KNAC.COM: Well, a couple of them do sound like they may be about relationships of some kind ... like "Kings and Queens."

K.K.: That's not actually about a specific relationship, but yes. It's more about a sexual power struggle. A lot of lyric lines, I'm talking about sacrificing my "fortress" and things like that. I can't remember the exact lyrics after two Mai Tais (laughs) but that actually came in a dream I had, which is really, really strange, but the melody line came to me while I was sleeping and I woke up and recorded it on my cell phone so that I wouldn't forget it. But it's using your sexuality and the power struggle that comes with that. And maybe that comes from me being able to use that as the singer in a female fronted band as well. I have my sexuality affecting what I'm able to accomplish, but still winning in the end. That line "on hands and dirty knees I please" - that's very much a sexual song, and I'm glad when people know what I'm talking about because I meant it that way! (laughs) But, it's also saying I still have power in using my sexuality as well; I can still rise above it with that, moreso than a man can.
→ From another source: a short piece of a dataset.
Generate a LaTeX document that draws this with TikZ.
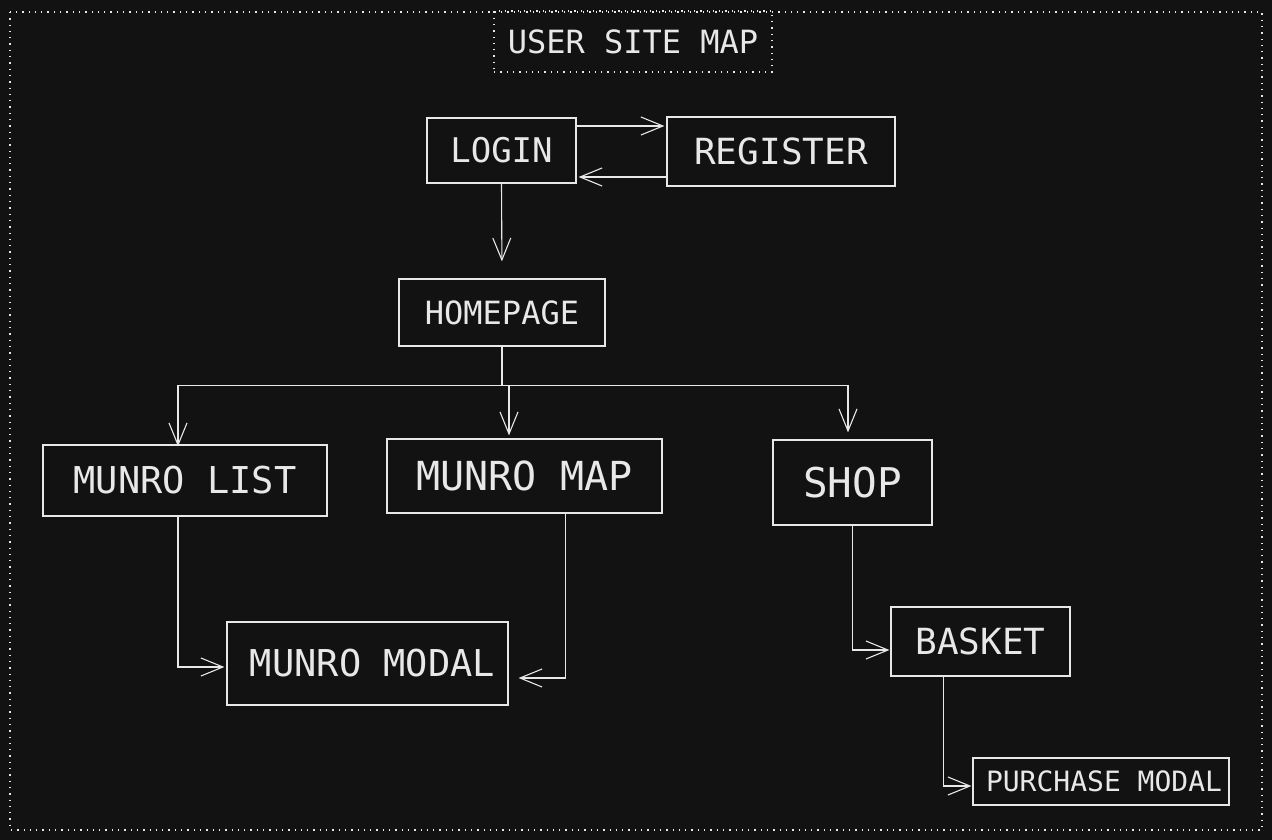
\documentclass[tikz,border=0pt]{standalone}
\usepackage{fontspec}
\setmainfont{DejaVu Sans Mono}
\usetikzlibrary{arrows.meta}
\definecolor{bg}{RGB}{18,18,18}
\definecolor{ink}{RGB}{232,232,232}
\newcommand{\fs}[1]{\fontsize{#1}{#1}\selectfont}
\begin{document}
\begin{tikzpicture}[x=1pt,y=-1pt,>={Straight Barb[length=22pt,width=18pt]},
    box/.style={draw=ink,line width=1.2pt,text=ink,inner sep=0pt},
    dots/.style={line width=1.3pt,dash pattern=on 1.3pt off 5pt},
    link/.style={->,draw=ink,line width=1.1pt}]
        \fill[bg] (0,0) rectangle (1272,840);
        \useasboundingbox (0,0) rectangle (1272,840);
        \draw[ink,dots] (10,12) rectangle (1262,830);
        \node[box,dots,minimum width=278pt,minimum height=61pt] (title) at (633,41.5){\fs{32}USER SITE MAP};
        \node[box,minimum width=149pt,minimum height=65pt] (login) at (501.5,150.5){\fs{34}LOGIN};
        \node[box,minimum width=228pt,minimum height=69pt] (register) at (781,151.5){\fs{36}REGISTER};
        \node[box,minimum width=206pt,minimum height=67pt] (homepage) at (502,312.5){\fs{32}HOMEPAGE};
        \node[box,minimum width=284pt,minimum height=71pt] (list) at (185,480.5){\fs{37}MUNRO LIST};
        \node[box,minimum width=275pt,minimum height=74pt] (map) at (524.5,476){\fs{40}MUNRO MAP};
        \node[box,minimum width=159pt,minimum height=85pt] (shop) at (852.5,482.5){\fs{41}SHOP};
        \node[box,minimum width=281pt,minimum height=83pt] (modal) at (367.5,663.5){\hspace{10pt}\fs{37}MUNRO MODAL};
        \node[box,minimum width=179pt,minimum height=69pt] (basket) at (980.5,641.5){\fs{36}BASKET};
        \node[box,minimum width=256pt,minimum height=47pt] (purchase) at (1101,781.5){\hspace{6pt}\fs{28}PURCHASE MODAL};
        % login / register
        \draw[link,shorten >=2pt] ([yshift=24.5pt]login.east) -- ([yshift=24.5pt]login.east -| register.west);
        \draw[link,shorten >=2pt] ([yshift=-25.5pt]register.west) -- ([yshift=-25.5pt]register.west -| login.east);
        \draw[link,shorten >=17pt] (login.south) -- (homepage.north);
        % homepage branches
        \draw[link,shorten >=-2pt] (homepage.south) -- ++(0,39) -| ([xshift=-7pt]list.north);
        \draw[link,shorten >=3pt] (homepage.south) -- ++(0,39) -| ([xshift=-15.5pt]map.north);
        \draw[link,shorten >=7pt] (homepage.south) -- ++(0,39) -| ([xshift=-4.5pt]shop.north);
        % modals
        \draw[link,shorten >=2pt] ([xshift=-7pt]list.south) |- ([yshift=-3.5pt]modal.west);
        \draw[link,shorten >=10pt] ([xshift=41pt]map.south) |- ([yshift=-14.5pt]modal.east);
        \draw[link,shorten >=1pt] (shop.south) |- ([yshift=-8.5pt]basket.west);
        \draw[link,shorten >=1pt] ([xshift=-37pt]basket.south) |- ([yshift=-4.5pt]purchase.west);
    \end{tikzpicture}
\end{document}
KNAC.COM: So that's really a feminist song.

K.K.: It is - it's a very feminist song!

KONTOS: There's a bass line in there very reminiscent of "The Trooper" ... (laughs)

KNAC.COM: Here’s a question you must get asked often: How did you come up with the band name and what does it mean?

KONTOS: We going back and forth trying to decide what the name of the band should be and we were coming up with a lot of stupid ones …

K.K.: I can’t even remember what any of them were, can you?

KONTOS: Yeah, like Neon Knights, Knights of the Round Table (60 seconds of laughing) … And I said what about “The Flying Hamsters of Doom” and she [K.K.] said, “That’s it!” Because I’d seen a shirt that said that on it, it said, “The Flying Hamsters of Doom are raining coconuts upon your pitiful city” – which I thought was a clever shirt. It was really a joke, but it just stuck. So, we were “K.K. and the Flying Hamsters of Doom” for a couple of years, then we just shortened it to F.H.O.D.